Experts worry that prices have already been driven too high for many of the best assets. As evidence, they note that more deals are being loaded up leveraged-buyout levels of debt. At the same time, yield-hungry investors are increasingly willing to build or buy infrastructure in riskier corners of the world.
Is infrastructure fated to become the next asset bubble? Ryan J. Orr, executive director of Stanford's Collaboratory for Research on Global Projects, says: "We're already there."
Such concerns aren't stopping the party. Financial-services companies continue to flood the market with new infrastructure funds and new ideas about putting these funds to work. Some of those new ideas involve less-traditional assets like lotteries, gas stations, and old folks homes.
Stanford's Collaboratory estimates that more than 72 new infrastructure funds have been introduced since the beginning of 2006 and that more than $160 billion has been raised during that period for infrastructure investment.
Robert Dove, co-manager of Carlyle Infrastructure Partners, said new funds are cropping up because "there is certainly an appetite in the investment community for more stable, predictable investments." He adds that Carlyle, which closed its first infrastructure fund in November after raising almost $1.2 billion in about 18 months, sees "great opportunities" in the sector.
It's an opportunity based on hard times, as governments around the world will have difficulty paying for what is estimated to be $53 trillion in needed infrastructure investment over the next 25 years. This leaves the door open for private investors to offer a helping hand—for a price.
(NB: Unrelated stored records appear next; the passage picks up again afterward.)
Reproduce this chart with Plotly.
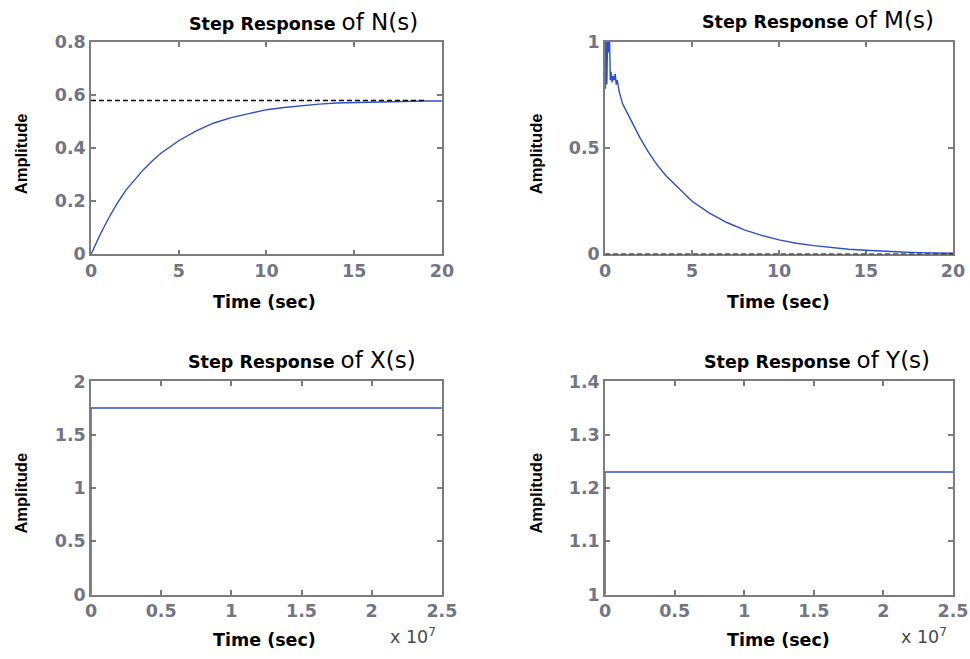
import plotly.graph_objects as go

W, H = 970, 659

# ---- data ----
n_t = [0, 0.25, 0.5, 1, 1.5, 2, 2.5, 3, 3.5, 4, 5, 6, 7, 8, 9, 10, 11, 12, 13, 14, 15, 16, 17, 18, 19, 20]
n_v = [0, 0.037, 0.072, 0.136, 0.193, 0.243, 0.283, 0.32, 0.353, 0.382, 0.428, 0.465, 0.495, 0.515,
       0.53, 0.545, 0.553, 0.56, 0.566, 0.57, 0.572, 0.574, 0.576, 0.577, 0.578, 0.578]
n_final = 0.58
n_final_t = [0, 19]

m_t = [0, 0.02, 0.06, 0.1, 0.14, 0.18, 0.22, 0.26, 0.30, 0.34, 0.40, 0.46, 0.52, 0.58, 0.64, 0.70,
       0.8, 1.0, 1.25, 1.5, 2, 2.5, 3, 3.5, 4, 5, 6, 7, 8, 9, 10, 11, 12, 13, 14, 15, 16, 17, 18, 19, 20]
m_v = [1.0, 0.78, 1.0, 0.80, 1.0, 0.95, 1.0, 1.0, 0.82, 0.86, 0.81, 0.84, 0.82, 0.85, 0.80, 0.82,
       0.77, 0.71, 0.67, 0.63, 0.55, 0.48, 0.42, 0.37, 0.33, 0.25, 0.194, 0.15, 0.115, 0.089, 0.068,
       0.052, 0.041, 0.031, 0.024, 0.019, 0.014, 0.011, 0.008, 0.007, 0.005]
m_final = 0.0
m_final_t = [0, 20]

x_t = [0, 0, 2.5e7]
x_v = [0, 1.75, 1.75]

y_t = [0, 0, 2.5e7]
y_v = [1.0, 1.23, 1.23]

big_ticks = [0, 0.5e7, 1e7, 1.5e7, 2e7, 2.5e7]
big_tick_text = ["0", "0.5", "1", "1.5", "2", "2.5"]

titles = ["N(s)", "M(s)", "X(s)", "Y(s)"]

# ---- layout geometry (page pixels) ----
def px_x(a, b):
    return [a / W, min(b / W, 1.0)]

def px_y(top, bottom):
    return [1 - bottom / H, 1 - top / H]

BLUE = "#2f4fc8"
FRAME = "#7d7d7d"
TICKC = "#737585"
WIDE = "DejaVu Sans, Verdana, sans-serif"
NARROW = "Liberation Sans, Arial, sans-serif"

fig = go.Figure()

def line_trace(x, y, xa, ya, color=BLUE, width=1.4, dash="solid"):
    fig.add_trace(go.Scatter(x=x, y=y, mode="lines", line=dict(color=color, width=width, dash=dash),
                             xaxis=xa, yaxis=ya, showlegend=False, cliponaxis=False,
                             hoverinfo="skip"))

line_trace(n_t, n_v, "x", "y")
line_trace(n_final_t, [n_final] * 2, "x", "y", color="black", width=1.5, dash="5px,3px")
line_trace(m_t, m_v, "x2", "y2")
line_trace(m_final_t, [m_final] * 2, "x2", "y2", color="black", width=1.5, dash="5px,3px")
line_trace(x_t, x_v, "x3", "y3")
line_trace(y_t, y_v, "x4", "y4")

axis_common = dict(showline=True, mirror="ticks", linecolor=FRAME, linewidth=1.6,
                   ticks="inside", ticklen=5, tickcolor=FRAME, tickwidth=1.5,
                   showgrid=False, zeroline=False, layer="below traces",
                   tickfont=dict(family=WIDE, size=17.5, color=TICKC, weight="bold"))

L1, R1 = 87, 446
L2, R2 = 613, 969
T1, B1 = 33, 252
T2, B2 = 383, 603

fig.update_layout(
    width=W, height=H, margin=dict(l=0, r=0, t=0, b=0),
    paper_bgcolor="white", plot_bgcolor="white",
    xaxis=dict(domain=px_x(L1, R1), anchor="y", range=[0, 20], tickvals=[0, 5, 10, 15, 20], **axis_common),
    yaxis=dict(domain=px_y(T1, B1), anchor="x", range=[0, 0.8], tickvals=[0, 0.2, 0.4, 0.6, 0.8], **axis_common),
    xaxis2=dict(domain=px_x(L2, R2), anchor="y2", range=[0, 20], tickvals=[0, 5, 10, 15, 20], **axis_common),
    yaxis2=dict(domain=px_y(T1, B1), anchor="x2", range=[0, 1], tickvals=[0, 0.5, 1], **axis_common),
    xaxis3=dict(domain=px_x(L1, R1), anchor="y3", range=[0, 2.5e7], tickvals=big_ticks,
                ticktext=big_tick_text, **axis_common),
    yaxis3=dict(domain=px_y(T2, B2), anchor="x3", range=[0, 2], tickvals=[0, 0.5, 1, 1.5, 2], **axis_common),
    xaxis4=dict(domain=px_x(L2, R2), anchor="y4", range=[0, 2.5e7], tickvals=big_ticks,
                ticktext=big_tick_text, **axis_common),
    yaxis4=dict(domain=px_y(T2, B2), anchor="x4", range=[1, 1.4], tickvals=[1, 1.1, 1.2, 1.3, 1.4], **axis_common),
)

def ann(x, y, text, size=15, angle=0, color="black", bold=True, family=WIDE, yanchor="middle"):
    fig.add_annotation(x=x / W, y=1 - y / H, xref="paper", yref="paper", text=text,
                       showarrow=False, textangle=angle, xanchor="center", yanchor=yanchor,
                       font=dict(family=family, size=size, color=color,
                                 weight="bold" if bold else "normal"))

def title_text(name):
    return ("<span style='font-size:17.5px;font-weight:bold'>Step Response </span>"
            "<span style='font-size:23px'>of " + name + "</span>")

ann(304, 12, title_text(titles[0]), size=23, bold=False)
ann(831, 10, title_text(titles[1]), size=23, bold=False)
ann(303, 361, title_text(titles[2]), size=23, bold=False)
ann(830, 361, title_text(titles[3]), size=23, bold=False)

for (ax_x, ax_y) in [(15, 148), (542, 148), (15, 498), (542, 498)]:
    ann(ax_x, ax_y, "Amplitude", size=16.5, angle=-90, family=NARROW)

for (tx, ty) in [(264, 301), (790, 301), (264, 650), (790, 650)]:
    ann(tx, ty, "Time (sec)", size=17.5)

ann(416, 659, "x 10<sup>7</sup>", size=17.5, color="#4a4a4a", bold=False, yanchor="bottom")
ann(939, 659, "x 10<sup>7</sup>", size=17.5, color="#4a4a4a", bold=False, yanchor="bottom")

fig.write_html("out.html", config={"displayModeBar": False},
               post_script="document.body.style.margin='0';document.body.style.overflow='hidden';")
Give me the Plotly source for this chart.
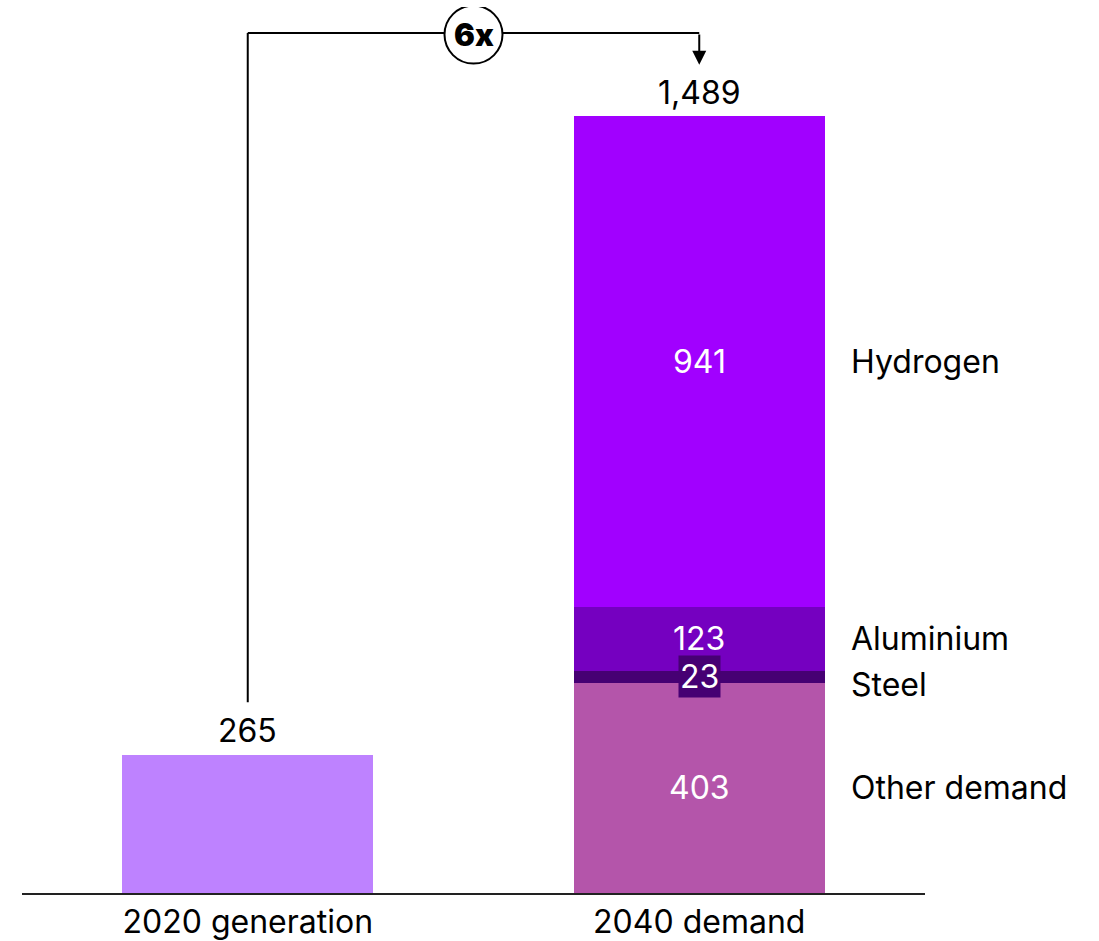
import plotly.graph_objects as go

# Electricity: 2020 generation vs 2040 demand breakdown
categories = ["2020 generation", "2040 demand"]
generation_2020 = [265]
segment_names = ["Other demand", "Steel", "Aluminium", "Hydrogen"]
segment_values = [403, 23, 123, 941]
segment_colors = ["#B455AA", "#460073", "#7500C0", "#A100FF"]
total_2040 = 1489
multiple_label = "6x"

FONT = "Inter, Roboto, sans-serif"
FS = 32
BAR_W = 0.556

fig = go.Figure()

fig.add_trace(go.Bar(
    x=[0], y=generation_2020, width=BAR_W,
    marker=dict(color="#BE82FF", line=dict(width=0)),
    hoverinfo="skip", showlegend=False,
))
for name, val, col in zip(segment_names, segment_values, segment_colors):
    fig.add_trace(go.Bar(
        x=[1], y=[val], width=BAR_W, name=name,
        marker=dict(color=col, line=dict(width=0)),
        hoverinfo="skip", showlegend=False,
    ))

annotations = []
# totals above bars
annotations.append(dict(x=0, y=generation_2020[0], text=f"{generation_2020[0]:,}",
                         showarrow=False, yanchor="bottom", yshift=3,
                         font=dict(family=FONT, size=FS, color="#000")))
annotations.append(dict(x=1, y=total_2040, text=f"{total_2040:,}",
                         showarrow=False, yanchor="bottom", yshift=3,
                         font=dict(family=FONT, size=FS, color="#000")))

# segment values and right-hand labels
base = 0
for name, val, col in zip(segment_names, segment_values, segment_colors):
    mid = base + val / 2
    small = val < 50
    annotations.append(dict(
        x=1, y=mid, text=str(val), showarrow=False,
        font=dict(family=FONT, size=FS, color="#fff"),
        bgcolor=col if small else None, borderpad=1 if small else 0,
    ))
    annotations.append(dict(
        x=1 + BAR_W / 2, y=mid, text=name, showarrow=False,
        xanchor="left", xshift=24, yshift=-8 if small else 0,
        font=dict(family=FONT, size=FS, color="#000"),
    ))
    base += val

# growth bracket
top_y = 1650
start_y = 366
shapes = [
    dict(type="line", x0=0, x1=0, y0=start_y, y1=top_y, xref="x", yref="y",
         line=dict(color="#000", width=2)),
    dict(type="line", x0=0, x1=1, y0=top_y, y1=top_y, xref="x", yref="y",
         line=dict(color="#000", width=2)),
    dict(type="circle", xref="x", yref="y", xsizemode="pixel", ysizemode="pixel",
         xanchor=0.5, yanchor=top_y - 3, x0=-29, x1=29, y0=-29, y1=29,
         fillcolor="#fff", line=dict(color="#000", width=2), layer="above"),
]
annotations.append(dict(
    x=1, y=1589, ax=1, ay=top_y, xref="x", yref="y", axref="x", ayref="y",
    text="", showarrow=True, arrowhead=2, arrowsize=1.4, arrowwidth=2,
    arrowcolor="#000", standoff=0, startstandoff=0,
))
annotations.append(dict(
    x=0.5, y=top_y - 3, text=f"<b>{multiple_label}</b>", showarrow=False,
    font=dict(family="Inter Black, Inter, sans-serif", size=31, color="#000"),
))

fig.update_layout(
    width=1099, height=941,
    margin=dict(l=22, r=174, t=7, b=48, autoexpand=False),
    paper_bgcolor="#fff", plot_bgcolor="#fff",
    barmode="stack", bargap=0,
    shapes=shapes, annotations=annotations,
    xaxis=dict(range=[-0.5, 1.5], tickvals=[0, 1], ticktext=categories,
               showline=True, linecolor="#222", linewidth=2,
               showgrid=False, zeroline=False, ticks="",
               ticklabelstandoff=0, automargin=False,
               tickfont=dict(family=FONT, size=FS, color="#000"),
               fixedrange=True),
    yaxis=dict(range=[0, 1700], visible=False, fixedrange=True, automargin=False),
    showlegend=False,
)

fig.write_html("out.html")
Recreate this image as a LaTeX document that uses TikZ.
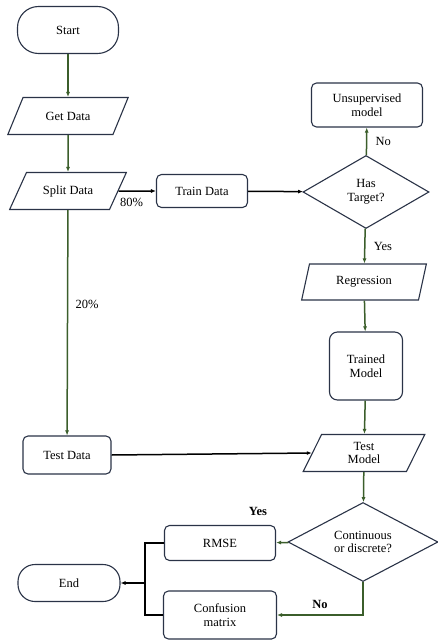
\documentclass[tikz,border=0pt]{standalone}
\usepackage{fontspec}
\setmainfont{Liberation Serif}
\newfontfamily\flowfont{Liberation Serif}
\usepackage{xcolor}
\usepackage{tikz}
\usetikzlibrary{arrows.meta,positioning,calc,shapes.geometric}
\definecolor{flowGreen}{HTML}{3B5E2B}
\definecolor{boxLine}{HTML}{2A3347}

\begin{document}
\begin{tikzpicture}[x=1pt,y=-1pt,font=\flowfont\fontsize{12.5}{13.5}\selectfont,
  terminal/.style={draw=boxLine,line width=1.1pt,inner sep=0pt},
  procbox/.style={draw=boxLine,line width=1.1pt,rounded corners=5pt,inner sep=0pt,align=center},
  iobox/.style={draw=boxLine,line width=1.1pt,trapezium,trapezium stretches=true,inner sep=0pt,align=center},
  decision/.style={draw=boxLine,line width=1.1pt,diamond,inner sep=0pt,align=center},
  greenflow/.style={draw=flowGreen,line width=1.5pt,-{Latex[length=5pt,width=4pt]}},
  blackflow/.style={draw=black,line width=1.5pt,-{Latex[length=5pt,width=4pt]}}]
\useasboundingbox (0,0) rectangle (438,642);
% nodes
\node[terminal,rounded corners=21pt,minimum width=101pt,minimum height=47pt] (start) at (68,30) {Start};
\node[iobox,trapezium left angle=48,trapezium right angle=132,minimum width=121pt,minimum height=37pt] (getdata) at (68,116) {Get Data};
\node[iobox,trapezium left angle=48,trapezium right angle=132,minimum width=117pt,minimum height=37pt] (split) at (68,191) {Split Data};
\node[procbox,minimum width=91pt,minimum height=33pt] (train) at (202,191) {Train Data};
\node[decision,minimum width=126pt,minimum height=73pt,aspect=1.7] (target) at (366,192) {Has\\Target?};
\node[procbox,minimum width=111pt,minimum height=44pt] (unsup) at (367,105) {Unsupervised\\model};
\node[iobox,trapezium left angle=70,trapezium right angle=110,minimum width=125pt,minimum height=36pt] (regr) at (364,282) {Regression};
\node[procbox,rounded corners=8pt,minimum width=73pt,minimum height=68pt] (trained) at (366,366) {Trained\\Model};
\node[iobox,trapezium left angle=72,trapezium right angle=108,minimum width=122pt,minimum height=37pt] (testmodel) at (364,453) {Test\\Model};
\node[procbox,minimum width=88pt,minimum height=38pt] (testdata) at (67,455) {Test Data};
\node[decision,minimum width=150pt,minimum height=79pt,aspect=1.9] (cont) at (363,542) {Continuous\\or discrete?};
\node[procbox,minimum width=111pt,minimum height=35pt] (rmse) at (220,543) {RMSE};
\node[procbox,minimum width=113pt,minimum height=48pt] (confusion) at (220,615) {Confusion\\matrix};
\node[terminal,rounded corners=17pt,minimum width=102pt,minimum height=37pt] (end) at (69,583) {End};
\coordinate (join) at (145,583);
% connectors
\draw[greenflow] (start) -- (getdata);
\draw[greenflow] (getdata) -- (split);
\draw[blackflow] (split.east) -- (train.west) node[pos=0.35,below=3pt] {80\%};
\draw[blackflow] (train) -- (target);
\draw[greenflow] (target) -- (unsup) node[midway,right=5pt] {No};
\draw[greenflow] (target) -- (regr) node[midway,right=5pt] {Yes};
\draw[greenflow] (regr) -- (trained);
\draw[greenflow] (trained) -- (testmodel);
\draw[greenflow] (split) -- (testdata) node[pos=0.42,right=4pt] {20\%};
\draw[blackflow] (testdata.east) -- (testmodel.west);
\draw[greenflow] (testmodel) -- (cont);
\draw[greenflow] (cont) -- (rmse) node[pos=1,above left=23pt and 5pt] {\textbf{Yes}};
\draw[greenflow] (cont.south) |- (confusion.east) node[pos=0.75,above=2pt] {\textbf{No}};
\draw[line width=1.8pt] (rmse.west) -| (join) |- (confusion.west);
\draw[blackflow,line width=1.8pt] (join) -- (end.east);
\end{tikzpicture}
\end{document}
At the same time, some of private equity's biggest clients, pension funds and other institutional investors, are looking at the possibility that one day they might not meet growing needs going forward. Underfunded pension plans in the United States currently have liabilities of more that $1.2 trillion but assets of only $875 billion. Infrastructure investment is seen as playing an integral role in helping to close this gap.